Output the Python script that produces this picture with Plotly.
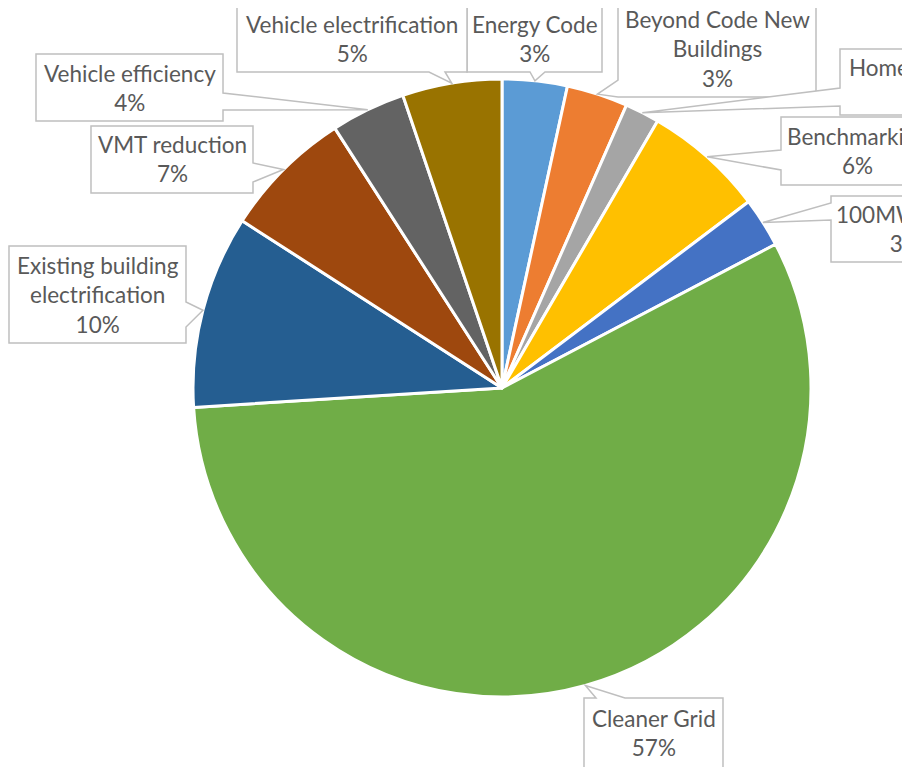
import math
import plotly.graph_objects as go

# ---------------- data ----------------
categories = ["Energy Code", "Beyond Code New Buildings", "Home Energy Score",
              "Benchmarking", "100MW Solar", "Cleaner Grid",
              "Existing building electrification", "VMT reduction",
              "Vehicle efficiency", "Vehicle electrification"]
label_text = ["Energy Code", "Beyond Code New<br>Buildings", "Home Energy Score",
              "Benchmarking", "100MW Solar", "Cleaner Grid",
              "Existing building<br>electrification", "VMT reduction",
              "Vehicle efficiency", "Vehicle electrification"]
values = [3.4, 3.2, 1.8, 6.3, 2.6, 56.7, 10.1, 6.8, 3.9, 5.2]
colors = ["#5B9BD5", "#ED7D31", "#A5A5A5", "#FFC000", "#4472C4",
          "#70AD47", "#255E91", "#9E480E", "#636363", "#997300"]

# ---------------- layout constants (page pixels) ----------------
OFF = 8                      # page body margin
W, H = 915 - OFF, 767 - OFF
CX, CY, R = 502, 388, 309
# callout boxes: left, top, right, bottom, wedge side, wedge base start, end
boxes = [
    (467, 5, 602, 72, "bottom", 530, 545),
    (618, 0, 816, 97, "left", 80, 97),
    (840, 49, 1052, 115, "left", 88, 106),
    (781, 117, 933, 185, "left", 150, 170),
    (831, 196, 980, 262, "left", 203, 220),
    (584, 698, 723, 768, "top", 596, 625),
    (9, 246, 186, 343, "right", 302, 327),
    (91, 126, 253, 193, "right", 163, 182),
    (36, 54, 223, 121, "right", 93, 110),
    (237, 5, 467, 72, "bottom", 429, 445),
]

def px(x):
    return (x - OFF) / W

def py(y):
    return 1 - (y - OFF) / H

fig = go.Figure(go.Pie(
    labels=categories, values=values, sort=False, direction="clockwise",
    rotation=0, textinfo="none", hoverinfo="label+percent",
    marker=dict(colors=colors, line=dict(color="white", width=3)),
    domain=dict(x=[px(CX - R), px(CX + R)], y=[py(CY + R), py(CY - R)]),
    showlegend=False,
))

total = sum(values)
cum = 0.0
shapes = []
annotations = []
for i, v in enumerate(values):
    mid = (cum + v / 2) / total * 2 * math.pi
    cum += v
    tx = CX + R * math.sin(mid)
    ty = CY - R * math.cos(mid)
    l, t, r, b, side, a0, a1 = boxes[i]
    pts = [(l, t)]
    if side == "top":
        pts += [(a0, t), (tx, ty), (a1, t)]
    pts.append((r, t))
    if side == "right":
        pts += [(r, a0), (tx, ty), (r, a1)]
    pts.append((r, b))
    if side == "bottom":
        pts += [(a1, b), (tx, ty), (a0, b)]
    pts.append((l, b))
    if side == "left":
        pts += [(l, a1), (tx, ty), (l, a0)]
    path = "M " + " L ".join(f"{px(x):.5f},{py(y):.5f}" for x, y in pts) + " Z"
    shapes.append(dict(type="path", xref="paper", yref="paper", path=path,
                       fillcolor="white", line=dict(color="#BFBFBF", width=1.5),
                       layer="above"))
    pct = f"{round(v / total * 100)}%"
    annotations.append(dict(
        x=px((l + r) / 2), y=py((t + b) / 2), xref="paper", yref="paper",
        xanchor="center", yanchor="middle", showarrow=False,
        text=f"{label_text[i]}<br>{pct}",
        font=dict(family="Lato", size=22.5, color="#595959"), align="center"))

# white strip at the right edge (chart was cropped there)
annotations.append(dict(x=px(902), y=0.5, xref="paper", yref="paper",
                        xanchor="left", yanchor="middle", showarrow=False,
                        text=" ", width=40, height=H + 20, bgcolor="white",
                        borderwidth=0, borderpad=0))

fig.update_layout(
    width=W, height=H, margin=dict(l=0, r=0, t=0, b=0),
    paper_bgcolor="white", plot_bgcolor="white",
    shapes=shapes, annotations=annotations,
)
fig.write_html("out.html")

:::::

## Brief
Omitting all pictures, restate exactly the lines of the material from its start through the line that contains "import plotly.graph_objects as go".

## Answer to the problem
Output the Python script that produces this picture with Plotly.
import math
import plotly.graph_objects as go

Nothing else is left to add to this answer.